**Exercise description**: Leave out the pictures and restate the rest of the data exactly.
>> START
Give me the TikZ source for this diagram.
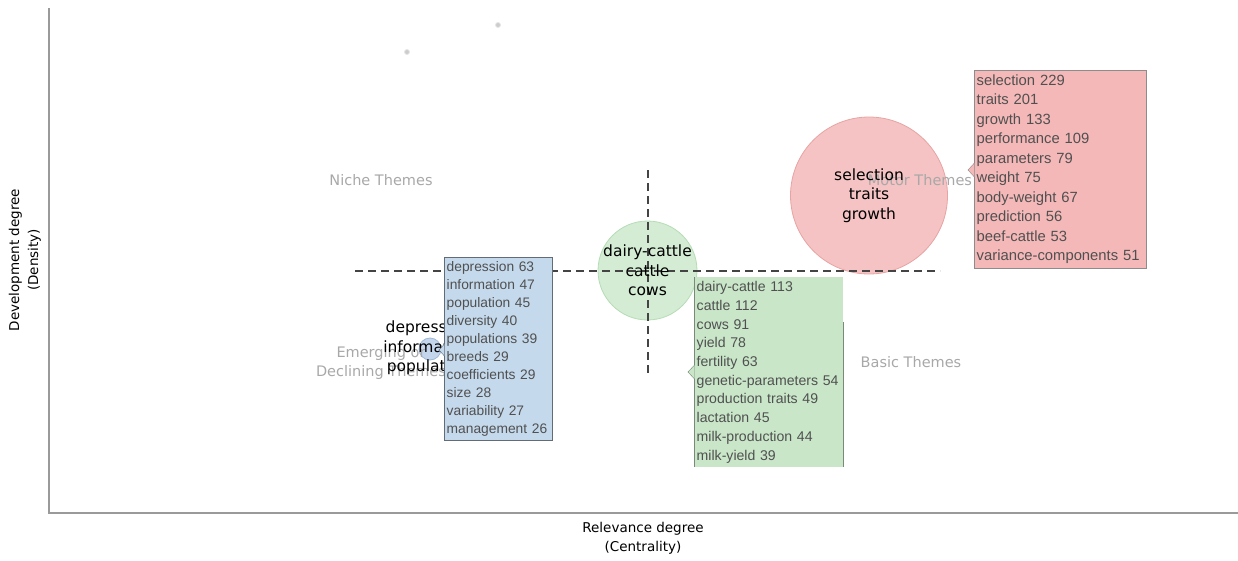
\documentclass[tikz,border=0pt]{standalone}
\usepackage{fontspec}
\setmainfont{Liberation Sans}
\newfontfamily\verd{DejaVu Sans}
\definecolor{axisgray}{HTML}{9A9A9A}
\definecolor{themegray}{HTML}{A8A8A8}
\definecolor{dashgray}{HTML}{444444}
\definecolor{tiptext}{HTML}{505050}
\definecolor{motorfill}{HTML}{F5C3C3}
\definecolor{motordraw}{HTML}{E8A3A3}
\definecolor{motorbox}{HTML}{F4B8B8}
\definecolor{basicfill}{HTML}{D3ECD3}
\definecolor{basicdraw}{HTML}{B6DCB6}
\definecolor{basicbox}{HTML}{C9E6C9}
\definecolor{emergfill}{HTML}{C3D6EC}
\definecolor{emergdraw}{HTML}{9FB8D6}
\definecolor{emergbox}{HTML}{C5D9EC}
\begin{document}
\begin{tikzpicture}[x=1pt,y=-1pt,
    theme/.style={text=themegray,font=\verd\fontsize{14.5}{19}\selectfont,align=center},
    bubble/.style={circle,inner sep=0pt,line width=0.8pt},
    bubbletext/.style={font=\verd\fontsize{15.5}{19.5}\selectfont,align=center},
    tipbox/.style={anchor=north west,inner xsep=2.5pt,inner ysep=3pt,align=left,text=tiptext},
    axislabel/.style={font=\verd\fontsize{13.5}{19}\selectfont,align=center}]
    \useasboundingbox (0,0) rectangle (1238,560);

    %Axes
    \coordinate (origin) at (49,513);
    \coordinate (ytop) at (49,8);
    \coordinate (xend) at (1238,513);
    \draw[axisgray,line width=1.5pt] (ytop) -- (origin) -- (xend);
    \node[axislabel,rotate=90] (ylabel) at (25,260) {Development degree\\(Density)};
    \node[axislabel] (xlabel) at (643,538) {Relevance degree\\(Centrality)};

    %Bubbles
    \node[bubble,fill=motorfill,draw=motordraw,minimum size=157] (motor) at (869,195.5) {};
    \node[bubble,fill=basicfill,draw=basicdraw,minimum size=99] (basic) at (647.5,270.5) {};
    \node[bubble,fill=emergfill,draw=emergdraw,minimum size=22] (emerg) at (430,349) {};
    \node[bubble,fill=black!20,draw=black!10,minimum size=5] (dotA) at (407,52) {};
    \node[bubble,fill=black!20,draw=black!10,minimum size=5] (dotB) at (498,25) {};

    %Quadrant names
    \node[theme] (niche) at (381,180) {Niche Themes};
    \node[theme] (motorname) at (920,180) {Motor Themes};
    \node[theme] (basicname) at (911,362) {Basic Themes};
    \node[theme] (emergname) at (381,363) {Emerging or\\Declining Themes};

    %Quadrant lines
    \coordinate (hl) at (355,271);
    \coordinate (hr) at (940,271);
    \coordinate (vt) at (648,170);
    \coordinate (vb) at (648,375);
    \draw[dashgray,line width=1.3pt,dash pattern=on 8pt off 5pt] (hl) -- (hr);
    \draw[dashgray,line width=1.3pt,dash pattern=on 8pt off 5pt] (vt) -- (vb);

    %Bubble labels
    \node[bubbletext] (motortext) at (motor) {selection\\traits\\growth};
    \node[bubbletext] (basictext) at (basic) {dairy-cattle\\cattle\\cows};
    \node[bubbletext] (emergtext) at (428,348) {depression\\information\\population};

    %Motor tooltip
    \node[tipbox,fill=motorbox,draw=black!45,text width=167,minimum height=198,
        font=\fontsize{14.8}{19.5}\selectfont] (motorbox) at (974,70)
        {selection 229\\traits 201\\growth 133\\performance 109\\parameters 79\\weight 75\\
         body-weight 67\\prediction 56\\beef-cattle 53\\variance-components 51};
    \filldraw[fill=motorbox,draw=black!45] (974.4,163) -- (968,170) -- (974.4,177);

    %Basic tooltip
    \node[tipbox,fill=basicbox,text width=144,minimum height=190,
        font=\fontsize{14.1}{18.7}\selectfont] (basicbox) at (694,277)
        {dairy-cattle 113\\cattle 112\\cows 91\\yield 78\\fertility 63\\genetic-parameters 54\\
         production traits 49\\lactation 45\\milk-production 44\\milk-yield 39};
    \draw[black!40!basicbox,line width=1pt] (basicbox.north west) -- (basicbox.south west);
    \draw[black!40!basicbox,line width=1pt] ([yshift=-45pt]basicbox.north east) -- (basicbox.south east);
    \filldraw[fill=basicbox,draw=black!40!basicbox] (694.5,365) -- (688,372) -- (694.5,379);

    %Emerging tooltip
    \node[tipbox,fill=emergbox,draw=black!50!emergbox,text width=103,minimum height=183,
        font=\fontsize{13.8}{18}\selectfont] (emergbox) at (444,257)
        {depression 63\\information 47\\population 45\\diversity 40\\populations 39\\breeds 29\\
         coefficients 29\\size 28\\variability 27\\management 26};
    \filldraw[fill=emergbox,draw=black!50!emergbox] (444.4,344) -- (439,350) -- (444.4,356);
\end{tikzpicture}
\end{document}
>> END
**Output below**:
Give me the TikZ source for this diagram.
\documentclass[tikz,border=0pt]{standalone}
\usepackage{fontspec}
\setmainfont{Liberation Sans}
\newfontfamily\verd{DejaVu Sans}
\definecolor{axisgray}{HTML}{9A9A9A}
\definecolor{themegray}{HTML}{A8A8A8}
\definecolor{dashgray}{HTML}{444444}
\definecolor{tiptext}{HTML}{505050}
\definecolor{motorfill}{HTML}{F5C3C3}
\definecolor{motordraw}{HTML}{E8A3A3}
\definecolor{motorbox}{HTML}{F4B8B8}
\definecolor{basicfill}{HTML}{D3ECD3}
\definecolor{basicdraw}{HTML}{B6DCB6}
\definecolor{basicbox}{HTML}{C9E6C9}
\definecolor{emergfill}{HTML}{C3D6EC}
\definecolor{emergdraw}{HTML}{9FB8D6}
\definecolor{emergbox}{HTML}{C5D9EC}
\begin{document}
\begin{tikzpicture}[x=1pt,y=-1pt,
    theme/.style={text=themegray,font=\verd\fontsize{14.5}{19}\selectfont,align=center},
    bubble/.style={circle,inner sep=0pt,line width=0.8pt},
    bubbletext/.style={font=\verd\fontsize{15.5}{19.5}\selectfont,align=center},
    tipbox/.style={anchor=north west,inner xsep=2.5pt,inner ysep=3pt,align=left,text=tiptext},
    axislabel/.style={font=\verd\fontsize{13.5}{19}\selectfont,align=center}]
    \useasboundingbox (0,0) rectangle (1238,560);

    %Axes
    \coordinate (origin) at (49,513);
    \coordinate (ytop) at (49,8);
    \coordinate (xend) at (1238,513);
    \draw[axisgray,line width=1.5pt] (ytop) -- (origin) -- (xend);
    \node[axislabel,rotate=90] (ylabel) at (25,260) {Development degree\\(Density)};
    \node[axislabel] (xlabel) at (643,538) {Relevance degree\\(Centrality)};

    %Bubbles
    \node[bubble,fill=motorfill,draw=motordraw,minimum size=157] (motor) at (869,195.5) {};
    \node[bubble,fill=basicfill,draw=basicdraw,minimum size=99] (basic) at (647.5,270.5) {};
    \node[bubble,fill=emergfill,draw=emergdraw,minimum size=22] (emerg) at (430,349) {};
    \node[bubble,fill=black!20,draw=black!10,minimum size=5] (dotA) at (407,52) {};
    \node[bubble,fill=black!20,draw=black!10,minimum size=5] (dotB) at (498,25) {};

    %Quadrant names
    \node[theme] (niche) at (381,180) {Niche Themes};
    \node[theme] (motorname) at (920,180) {Motor Themes};
    \node[theme] (basicname) at (911,362) {Basic Themes};
    \node[theme] (emergname) at (381,363) {Emerging or\\Declining Themes};

    %Quadrant lines
    \coordinate (hl) at (355,271);
    \coordinate (hr) at (940,271);
    \coordinate (vt) at (648,170);
    \coordinate (vb) at (648,375);
    \draw[dashgray,line width=1.3pt,dash pattern=on 8pt off 5pt] (hl) -- (hr);
    \draw[dashgray,line width=1.3pt,dash pattern=on 8pt off 5pt] (vt) -- (vb);

    %Bubble labels
    \node[bubbletext] (motortext) at (motor) {selection\\traits\\growth};
    \node[bubbletext] (basictext) at (basic) {dairy-cattle\\cattle\\cows};
    \node[bubbletext] (emergtext) at (428,348) {depression\\information\\population};

    %Motor tooltip
    \node[tipbox,fill=motorbox,draw=black!45,text width=167,minimum height=198,
        font=\fontsize{14.8}{19.5}\selectfont] (motorbox) at (974,70)
        {selection 229\\traits 201\\growth 133\\performance 109\\parameters 79\\weight 75\\
         body-weight 67\\prediction 56\\beef-cattle 53\\variance-components 51};
    \filldraw[fill=motorbox,draw=black!45] (974.4,163) -- (968,170) -- (974.4,177);

    %Basic tooltip
    \node[tipbox,fill=basicbox,text width=144,minimum height=190,
        font=\fontsize{14.1}{18.7}\selectfont] (basicbox) at (694,277)
        {dairy-cattle 113\\cattle 112\\cows 91\\yield 78\\fertility 63\\genetic-parameters 54\\
         production traits 49\\lactation 45\\milk-production 44\\milk-yield 39};
    \draw[black!40!basicbox,line width=1pt] (basicbox.north west) -- (basicbox.south west);
    \draw[black!40!basicbox,line width=1pt] ([yshift=-45pt]basicbox.north east) -- (basicbox.south east);
    \filldraw[fill=basicbox,draw=black!40!basicbox] (694.5,365) -- (688,372) -- (694.5,379);

    %Emerging tooltip
    \node[tipbox,fill=emergbox,draw=black!50!emergbox,text width=103,minimum height=183,
        font=\fontsize{13.8}{18}\selectfont] (emergbox) at (444,257)
        {depression 63\\information 47\\population 45\\diversity 40\\populations 39\\breeds 29\\
         coefficients 29\\size 28\\variability 27\\management 26};
    \filldraw[fill=emergbox,draw=black!50!emergbox] (444.4,344) -- (439,350) -- (444.4,356);
\end{tikzpicture}
\end{document}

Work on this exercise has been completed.